Other cultural nuances

Different markets have different cultures. This influences consumer preferences, expectations, and behaviors in different regions.

Adapting to new cultural nuances should be a key priority in your payment localization strategies. It will improve the user experience, foster trust and improve customer satisfaction. 

However, it requires research, resources, and expertise.

Example: Working in the Chinese market

For example, China has the largest eCommerce market in the world

Businesses looking to enter this market will often need to open a separate website domain.

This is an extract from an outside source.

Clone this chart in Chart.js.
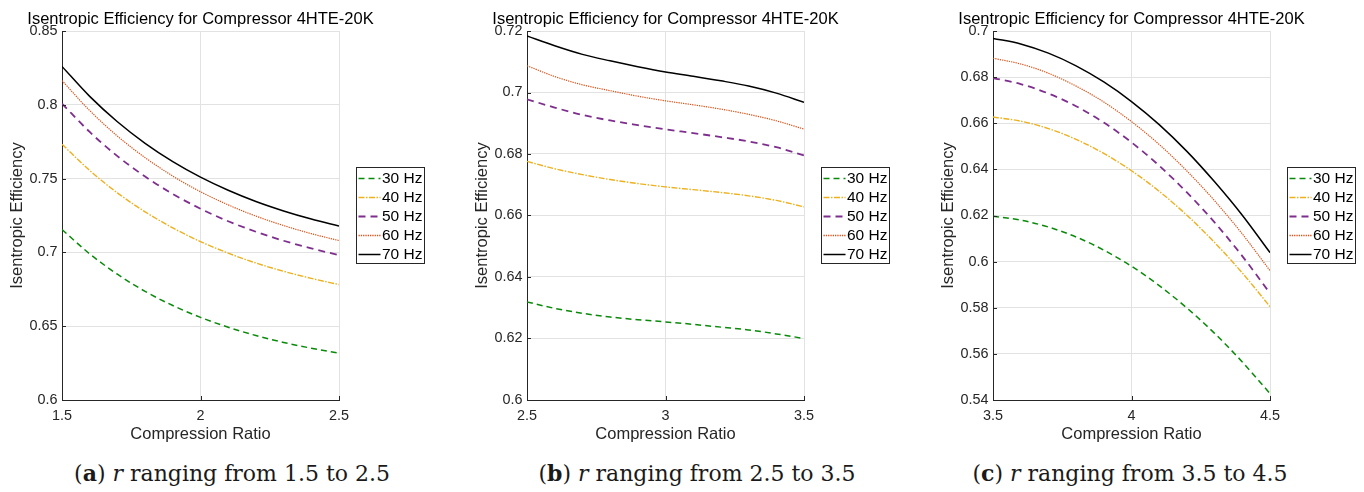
<!DOCTYPE html>
<html><head><meta charset="utf-8">
<script src="https://cdn.jsdelivr.net/npm/chart.js@4.4.1/dist/chart.umd.min.js"></script>
<style>
html,body{margin:0;padding:0;background:#fff;width:1364px;height:492px;overflow:hidden;position:relative}
.pane{position:absolute;top:0;width:440px;height:450px}
.cap{position:absolute;top:462px;line-height:22px;font-family:"DejaVu Serif","Liberation Serif",serif;font-size:22px;color:#1a1a1a;white-space:nowrap;transform:translateX(-50%)}
</style></head><body>
<div class="pane" style="left:0px"><canvas id="ca" width="440" height="450"></canvas></div>
<div class="pane" style="left:465px"><canvas id="cb" width="440" height="450"></canvas></div>
<div class="pane" style="left:931px"><canvas id="cc" width="433" height="450"></canvas></div>
<div class="cap" style="left:232px">(<b>a</b>) <i>r</i> ranging from 1.5 to 2.5</div>
<div class="cap" style="left:697px">(<b>b</b>) <i>r</i> ranging from 2.5 to 3.5</div>
<div class="cap" style="left:1130px">(<b>c</b>) <i>r</i> ranging from 3.5 to 4.5</div>
<script>
// ---------- data ----------
const seriesLabels = ['30 Hz','40 Hz','50 Hz','60 Hz','70 Hz'];
const chartTitle = 'Isentropic Efficiency for Compressor 4HTE-20K';
const xTitle = 'Compression Ratio';
const yTitle = 'Isentropic Efficiency';

const rA = [1.5,1.6,1.7,1.8,1.9,2.0,2.1,2.2,2.3,2.4,2.5];
const effA30 = [0.7155,0.6990,0.6852,0.6736,0.6640,0.6560,0.6493,0.6437,0.6390,0.6351,0.6318];
const effA40 = [0.7733,0.7555,0.7403,0.7275,0.7166,0.7073,0.6995,0.6928,0.6872,0.6824,0.6782];
const effA50 = [0.8008,0.7816,0.7652,0.7514,0.7396,0.7296,0.7211,0.7140,0.7079,0.7027,0.6982];
const effA60 = [0.8164,0.7961,0.7788,0.7642,0.7517,0.7411,0.7322,0.7246,0.7182,0.7127,0.7080];
const effA70 = [0.8260,0.8057,0.7885,0.7739,0.7615,0.7510,0.7421,0.7345,0.7281,0.7226,0.7179];
const xTicksA = [1.5,2,2.5];
const yTicksA = [0.6,0.65,0.7,0.75,0.8,0.85];

const rB = [2.5,2.6,2.7,2.8,2.9,3.0,3.1,3.2,3.3,3.4,3.5];
const effB30 = [0.6319,0.6298,0.6282,0.6270,0.6261,0.6254,0.6246,0.6237,0.6228,0.6215,0.6200];
const effB40 = [0.6776,0.6752,0.6733,0.6717,0.6704,0.6693,0.6684,0.6675,0.6664,0.6649,0.6628];
const effB50 = [0.6978,0.6951,0.6927,0.6909,0.6894,0.6880,0.6868,0.6855,0.6841,0.6822,0.6795];
const effB60 = [0.7087,0.7052,0.7025,0.7006,0.6988,0.6973,0.6960,0.6946,0.6929,0.6908,0.6881];
const effB70 = [0.7184,0.7152,0.7124,0.7103,0.7084,0.7067,0.7053,0.7038,0.7021,0.6998,0.6968];
const xTicksB = [2.5,3,3.5];
const yTicksB = [0.6,0.62,0.64,0.66,0.68,0.7,0.72];

const rC = [3.5,3.6,3.7,3.8,3.9,4.0,4.1,4.2,4.3,4.4,4.5];
const effC30 = [0.6197,0.6180,0.6150,0.6107,0.6050,0.5980,0.5896,0.5799,0.5689,0.5565,0.5428];
const effC40 = [0.6627,0.6609,0.6577,0.6530,0.6469,0.6394,0.6305,0.6201,0.6083,0.5951,0.5805];
const effC50 = [0.6796,0.6770,0.6729,0.6674,0.6603,0.6517,0.6416,0.6300,0.6170,0.6024,0.5863];
const effC60 = [0.6882,0.6857,0.6817,0.6761,0.6692,0.6607,0.6508,0.6393,0.6264,0.6120,0.5961];
const effC70 = [0.6968,0.6944,0.6904,0.6849,0.6779,0.6694,0.6594,0.6478,0.6346,0.6201,0.6039];
const xTicksC = [3.5,4,4.5];
const yTicksC = [0.54,0.56,0.58,0.6,0.62,0.64,0.66,0.68,0.7];

// ---------- styles ----------
const styles = [
  {color:'#0a8a0a', dash:[6,4], width:1.5},
  {color:'#EDB120', dash:[6,1.5,1.5,1.5], width:1.4},
  {color:'#7E2F8E', dash:[7,5], width:1.8},
  {color:'#D95319', dash:[1.3,1], width:1.2},
  {color:'#000000', dash:[], width:1.5}
];
const FONT = '"Liberation Sans", Arial, Helvetica, sans-serif';
Chart.defaults.font.family = FONT;
const AXC = '#262626';

const decor = {
  id:'decor',
  afterDraw(chart, args, opts){
    const ctx = chart.ctx, a = chart.chartArea;
    const xs = chart.scales.x, ys = chart.scales.y;
    ctx.save();
    // inward ticks
    ctx.strokeStyle = AXC; ctx.lineWidth = 1; ctx.setLineDash([]);
    ctx.beginPath();
    opts.xTicks.forEach(v => { const px = Math.round(xs.getPixelForValue(v)) + 0.5; ctx.moveTo(px, a.bottom); ctx.lineTo(px, a.bottom - 4); });
    opts.yTicks.forEach(v => { const py = Math.round(ys.getPixelForValue(v)) + 0.5; ctx.moveTo(a.left, py); ctx.lineTo(a.left + 4, py); });
    ctx.stroke();
    // title
    ctx.fillStyle = '#000'; ctx.font = '16.5px ' + FONT; ctx.textAlign = 'center'; ctx.textBaseline = 'alphabetic';
    ctx.fillText(chartTitle, (a.left + a.right) / 2, 24);
    // legend
    const bx = Math.round(a.right + 17) + 0.5, by = 167.5, bw = 68, bh = 96;
    ctx.fillStyle = '#fff'; ctx.fillRect(bx, by, bw, bh);
    ctx.strokeStyle = '#262626'; ctx.lineWidth = 1; ctx.strokeRect(bx, by, bw, bh);
    chart.data.datasets.forEach((ds, i) => {
      const y = 178.5 + i * 19;
      ctx.strokeStyle = ds.borderColor; ctx.lineWidth = Math.max(1.4, ds.borderWidth); ctx.setLineDash(ds.borderDash || []);
      ctx.beginPath(); ctx.moveTo(bx + 2, y); ctx.lineTo(bx + 24, y); ctx.stroke();
      ctx.setLineDash([]);
      ctx.fillStyle = '#000'; ctx.font = '15.5px ' + FONT; ctx.textAlign = 'left'; ctx.textBaseline = 'middle';
      ctx.fillText(ds.label, bx + 25.5, y + 0.5);
    });
    ctx.restore();
  }
};

function makePanel(id, xs, ys, xTicks, yTicks){
  const datasets = ys.map((arr, i) => ({
    label: seriesLabels[i],
    data: arr.map((v, k) => ({x: xs[k], y: v})),
    borderColor: styles[i].color,
    borderWidth: styles[i].width,
    borderDash: styles[i].dash,
    pointRadius: 0,
    fill: false,
    cubicInterpolationMode: 'monotone'
  }));
  new Chart(document.getElementById(id), {
    type: 'line',
    data: {datasets},
    plugins: [decor],
    options: {
      responsive: false, animation: false, devicePixelRatio: 1,
      layout: {padding: {left: 0, top: 31, right: document.getElementById(id).width - 62 - 277, bottom: 0}},
      plugins: {legend: {display: false}, title: {display: false}, tooltip: {enabled: false}, decor: {xTicks, yTicks}},
      scales: {
        x: {
          type: 'linear', min: xTicks[0], max: xTicks[xTicks.length - 1],
          afterBuildTicks: s => { s.ticks = xTicks.map(v => ({value: v})); },
          afterFit: s => { s.height = 50; },
          ticks: {callback: v => String(v), padding: 7, color: AXC, font: {size: 14.4}, maxRotation: 0, autoSkip: false},
          grid: {color: '#e2e2e2', lineWidth: 1, drawTicks: false},
          border: {display: true, color: AXC, width: 1},
          title: {display: true, text: xTitle, color: AXC, font: {size: 16.5}, padding: {top: 0, bottom: 5.6}}
        },
        y: {
          type: 'linear', min: yTicks[0], max: yTicks[yTicks.length - 1],
          afterBuildTicks: s => { s.ticks = yTicks.map(v => ({value: v})); },
          afterFit: s => { s.width = 62; },
          ticks: {callback: v => String(v), padding: 4.5, color: AXC, font: {size: 14.4}, autoSkip: false},
          grid: {color: '#e2e2e2', lineWidth: 1, drawTicks: false},
          border: {display: true, color: AXC, width: 1},
          title: {display: true, text: yTitle, color: AXC, font: {size: 16.5}, padding: {top: 7.6, bottom: 0}}
        }
      }
    }
  });
}

makePanel('ca', rA, [effA30, effA40, effA50, effA60, effA70], xTicksA, yTicksA);
makePanel('cb', rB, [effB30, effB40, effB50, effB60, effB70], xTicksB, yTicksB);
makePanel('cc', rC, [effC30, effC40, effC50, effC60, effC70], xTicksC, yTicksC);
</script>
</body></html>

And simply duplicating an existing website – no matter how well the text is translated and localized – will unlikely be enough.

This is because there are several other factors to consider, including the general formatting preferences of Chinese websites, the more detailed product information, local reviews, etc.

Choosing the right payment localization partner

When your business is about to embark on a journey towards successful payment localization, partnering with the right company is essential for success.

Our TreviPay Network helps you to do business across international borders with ease thanks to automatic compliance with local laws and regulations. And our global B2B invoicing system provides invoicing capabilities for over 32 countries.

Conclusion

Exploring new markets and business opportunities can also bring risks. Careful payment localization takes effort but opens up global growth opportunities.

Understanding how payments will be made and received across borders is critical when evaluating international opportunities.

The market value of cross-border payments is skyrocketing, with projections indicating a significant compound annual growth rate and a significant increase expected in value in the near future.

Payment localization is playing a central role in cross-border transactions, offering a tailored approach to meet the preferences, regulations, and cultural norms of specific markets.

There are key considerations regarding payment localization, including:

  • Local payment methods (e.g., credit and debit cards, digital wallets, bank transfers, trade credit)
  • Currency conversion
  • Language support
  • Compliance with regulatory requirements e.g., data protection laws, anti-money laundering regulations)
  • Cultural nuances related to payment preferences and practices

Understanding and adapting to local preferences around these issues can make a big difference.

By adapting payment methods, systems, and interfaces businesses can improve the user experience, improve conversion rates, and foster trust and loyalty among customers.

However, it also presents challenges including navigating diverse regulatory requirements, addressing cultural nuances, and managing language support.